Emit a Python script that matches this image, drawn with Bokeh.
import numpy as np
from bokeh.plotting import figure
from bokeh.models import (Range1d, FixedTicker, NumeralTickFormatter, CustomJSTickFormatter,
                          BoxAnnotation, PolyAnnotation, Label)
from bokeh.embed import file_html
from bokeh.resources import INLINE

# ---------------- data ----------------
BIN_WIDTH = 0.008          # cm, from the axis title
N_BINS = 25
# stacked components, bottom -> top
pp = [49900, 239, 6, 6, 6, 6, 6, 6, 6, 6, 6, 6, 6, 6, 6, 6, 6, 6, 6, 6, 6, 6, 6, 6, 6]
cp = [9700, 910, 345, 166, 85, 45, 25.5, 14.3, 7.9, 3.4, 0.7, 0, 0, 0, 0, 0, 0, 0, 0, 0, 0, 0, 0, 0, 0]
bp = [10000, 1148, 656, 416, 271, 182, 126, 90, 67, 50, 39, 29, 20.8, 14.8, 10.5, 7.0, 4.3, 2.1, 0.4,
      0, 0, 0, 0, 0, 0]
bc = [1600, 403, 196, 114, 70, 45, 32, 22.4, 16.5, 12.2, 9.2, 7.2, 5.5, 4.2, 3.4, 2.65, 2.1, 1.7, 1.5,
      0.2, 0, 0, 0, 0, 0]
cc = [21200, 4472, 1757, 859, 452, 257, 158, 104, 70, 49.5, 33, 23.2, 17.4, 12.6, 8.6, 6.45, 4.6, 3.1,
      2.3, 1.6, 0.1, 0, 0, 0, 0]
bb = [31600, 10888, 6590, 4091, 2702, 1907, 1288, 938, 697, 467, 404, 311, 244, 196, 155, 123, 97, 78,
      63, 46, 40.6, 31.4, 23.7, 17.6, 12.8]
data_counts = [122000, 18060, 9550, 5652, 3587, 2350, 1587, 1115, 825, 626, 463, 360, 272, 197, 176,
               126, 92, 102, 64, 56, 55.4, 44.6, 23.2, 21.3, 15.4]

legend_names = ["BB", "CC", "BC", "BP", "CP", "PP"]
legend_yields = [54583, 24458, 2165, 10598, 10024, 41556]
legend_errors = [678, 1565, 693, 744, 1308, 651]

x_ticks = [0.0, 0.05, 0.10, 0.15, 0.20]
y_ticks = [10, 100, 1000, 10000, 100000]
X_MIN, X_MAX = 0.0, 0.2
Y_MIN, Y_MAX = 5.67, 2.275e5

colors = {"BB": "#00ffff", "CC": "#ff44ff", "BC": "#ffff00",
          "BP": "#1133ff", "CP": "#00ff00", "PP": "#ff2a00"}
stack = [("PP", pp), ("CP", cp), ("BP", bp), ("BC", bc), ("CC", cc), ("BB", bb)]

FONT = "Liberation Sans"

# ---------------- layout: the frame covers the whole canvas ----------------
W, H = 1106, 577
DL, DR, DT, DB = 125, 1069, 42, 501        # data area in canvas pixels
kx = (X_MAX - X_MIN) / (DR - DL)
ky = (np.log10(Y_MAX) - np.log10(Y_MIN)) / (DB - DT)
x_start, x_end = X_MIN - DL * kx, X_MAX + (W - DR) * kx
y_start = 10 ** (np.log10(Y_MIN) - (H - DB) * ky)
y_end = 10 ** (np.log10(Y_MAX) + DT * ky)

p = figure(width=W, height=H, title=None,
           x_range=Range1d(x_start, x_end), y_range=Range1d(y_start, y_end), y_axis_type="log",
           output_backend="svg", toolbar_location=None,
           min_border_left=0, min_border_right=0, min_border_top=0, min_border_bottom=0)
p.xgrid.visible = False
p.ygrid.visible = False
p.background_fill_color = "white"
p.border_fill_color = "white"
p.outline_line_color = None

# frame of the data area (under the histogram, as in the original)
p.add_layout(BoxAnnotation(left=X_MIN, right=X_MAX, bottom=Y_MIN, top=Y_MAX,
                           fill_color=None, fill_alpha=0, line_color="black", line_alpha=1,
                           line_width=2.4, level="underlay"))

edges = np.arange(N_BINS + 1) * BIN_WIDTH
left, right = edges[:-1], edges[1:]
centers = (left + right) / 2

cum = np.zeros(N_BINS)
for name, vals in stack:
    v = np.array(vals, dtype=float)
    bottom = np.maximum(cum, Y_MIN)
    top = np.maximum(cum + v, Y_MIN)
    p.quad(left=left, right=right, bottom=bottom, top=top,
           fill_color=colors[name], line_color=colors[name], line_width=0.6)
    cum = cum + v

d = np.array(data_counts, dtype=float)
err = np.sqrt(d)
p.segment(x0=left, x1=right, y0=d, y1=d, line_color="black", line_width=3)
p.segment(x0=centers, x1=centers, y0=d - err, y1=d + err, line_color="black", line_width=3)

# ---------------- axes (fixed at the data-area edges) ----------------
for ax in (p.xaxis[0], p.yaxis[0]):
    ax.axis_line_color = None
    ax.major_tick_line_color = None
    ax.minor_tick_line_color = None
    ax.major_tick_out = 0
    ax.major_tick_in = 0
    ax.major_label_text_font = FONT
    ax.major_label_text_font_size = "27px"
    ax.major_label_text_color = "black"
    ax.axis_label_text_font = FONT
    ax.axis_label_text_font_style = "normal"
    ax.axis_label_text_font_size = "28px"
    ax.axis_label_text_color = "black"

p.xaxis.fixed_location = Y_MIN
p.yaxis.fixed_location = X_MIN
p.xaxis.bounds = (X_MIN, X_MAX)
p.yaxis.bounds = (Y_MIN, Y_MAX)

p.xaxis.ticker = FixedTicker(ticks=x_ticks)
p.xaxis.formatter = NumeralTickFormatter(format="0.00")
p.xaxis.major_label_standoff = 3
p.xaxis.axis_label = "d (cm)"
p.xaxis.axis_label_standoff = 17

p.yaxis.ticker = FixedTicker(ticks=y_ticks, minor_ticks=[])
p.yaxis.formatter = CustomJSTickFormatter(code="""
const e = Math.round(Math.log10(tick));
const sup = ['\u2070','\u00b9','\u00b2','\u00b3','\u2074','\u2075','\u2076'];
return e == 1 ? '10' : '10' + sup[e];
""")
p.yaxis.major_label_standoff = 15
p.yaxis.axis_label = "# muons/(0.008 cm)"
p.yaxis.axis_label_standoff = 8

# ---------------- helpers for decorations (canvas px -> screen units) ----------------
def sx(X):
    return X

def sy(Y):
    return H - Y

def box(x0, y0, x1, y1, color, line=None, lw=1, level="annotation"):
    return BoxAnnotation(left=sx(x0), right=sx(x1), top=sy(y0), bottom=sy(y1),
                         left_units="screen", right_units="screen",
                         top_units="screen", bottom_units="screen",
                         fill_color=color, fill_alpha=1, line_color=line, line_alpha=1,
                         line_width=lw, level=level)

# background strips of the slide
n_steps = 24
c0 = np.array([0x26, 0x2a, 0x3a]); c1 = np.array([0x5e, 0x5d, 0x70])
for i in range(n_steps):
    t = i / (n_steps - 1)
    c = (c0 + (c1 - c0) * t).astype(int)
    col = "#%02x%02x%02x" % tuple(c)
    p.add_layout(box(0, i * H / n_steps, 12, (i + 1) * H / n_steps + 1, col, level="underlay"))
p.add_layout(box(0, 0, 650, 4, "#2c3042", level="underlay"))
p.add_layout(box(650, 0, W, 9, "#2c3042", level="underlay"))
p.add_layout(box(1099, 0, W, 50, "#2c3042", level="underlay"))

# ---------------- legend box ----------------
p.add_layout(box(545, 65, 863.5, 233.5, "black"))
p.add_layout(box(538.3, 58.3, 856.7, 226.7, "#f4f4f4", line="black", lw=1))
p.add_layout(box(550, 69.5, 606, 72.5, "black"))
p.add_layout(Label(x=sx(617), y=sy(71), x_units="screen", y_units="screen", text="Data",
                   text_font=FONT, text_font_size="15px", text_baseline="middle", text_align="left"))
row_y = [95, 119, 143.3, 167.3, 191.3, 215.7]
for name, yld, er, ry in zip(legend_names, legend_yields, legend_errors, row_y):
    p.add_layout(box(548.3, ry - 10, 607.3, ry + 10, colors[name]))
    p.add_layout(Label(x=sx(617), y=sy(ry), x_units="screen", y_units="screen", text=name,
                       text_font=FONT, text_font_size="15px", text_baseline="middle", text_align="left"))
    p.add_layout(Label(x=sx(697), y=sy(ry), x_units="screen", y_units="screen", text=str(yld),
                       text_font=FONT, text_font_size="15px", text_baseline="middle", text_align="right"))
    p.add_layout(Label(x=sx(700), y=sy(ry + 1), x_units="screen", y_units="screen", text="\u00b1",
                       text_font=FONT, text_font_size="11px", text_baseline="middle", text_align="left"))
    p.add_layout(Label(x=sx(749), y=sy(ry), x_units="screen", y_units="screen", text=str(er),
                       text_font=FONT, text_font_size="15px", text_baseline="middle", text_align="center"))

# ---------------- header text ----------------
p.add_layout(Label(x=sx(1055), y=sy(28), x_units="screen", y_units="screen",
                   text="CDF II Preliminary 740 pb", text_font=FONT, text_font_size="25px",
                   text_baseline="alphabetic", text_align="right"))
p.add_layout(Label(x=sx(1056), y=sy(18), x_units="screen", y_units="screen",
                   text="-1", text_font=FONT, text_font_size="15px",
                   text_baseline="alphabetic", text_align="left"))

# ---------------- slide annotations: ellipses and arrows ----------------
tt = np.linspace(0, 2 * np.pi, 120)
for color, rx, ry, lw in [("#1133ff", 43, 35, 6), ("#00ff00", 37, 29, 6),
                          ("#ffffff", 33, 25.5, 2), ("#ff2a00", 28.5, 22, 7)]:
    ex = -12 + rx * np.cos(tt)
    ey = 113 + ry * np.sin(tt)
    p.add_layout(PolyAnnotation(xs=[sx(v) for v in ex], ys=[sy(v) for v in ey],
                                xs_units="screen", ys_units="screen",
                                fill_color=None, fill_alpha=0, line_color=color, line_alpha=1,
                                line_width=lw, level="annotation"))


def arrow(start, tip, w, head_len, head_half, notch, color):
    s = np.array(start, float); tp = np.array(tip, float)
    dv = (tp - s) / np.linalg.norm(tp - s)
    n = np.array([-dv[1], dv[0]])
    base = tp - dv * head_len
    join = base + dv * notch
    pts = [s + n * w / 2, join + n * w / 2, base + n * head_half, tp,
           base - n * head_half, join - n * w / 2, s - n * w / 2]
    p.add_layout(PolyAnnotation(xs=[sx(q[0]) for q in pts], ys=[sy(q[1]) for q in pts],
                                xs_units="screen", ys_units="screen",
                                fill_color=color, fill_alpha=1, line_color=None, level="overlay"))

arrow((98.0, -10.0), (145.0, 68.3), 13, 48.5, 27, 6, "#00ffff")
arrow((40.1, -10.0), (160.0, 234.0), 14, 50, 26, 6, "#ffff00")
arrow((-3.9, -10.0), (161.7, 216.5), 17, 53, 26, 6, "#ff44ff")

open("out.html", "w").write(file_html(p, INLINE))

::::::::

* [WHAT IS EXPECTED]
Print, unaltered, every line from the beginning of the material down to the line with "from bokeh.resources import INLINE".

* [ANSWER TO THE PROBLEM]
Emit a Python script that matches this image, drawn with Bokeh.
import numpy as np
from bokeh.plotting import figure
from bokeh.models import (Range1d, FixedTicker, NumeralTickFormatter, CustomJSTickFormatter,
                          BoxAnnotation, PolyAnnotation, Label)
from bokeh.embed import file_html
from bokeh.resources import INLINE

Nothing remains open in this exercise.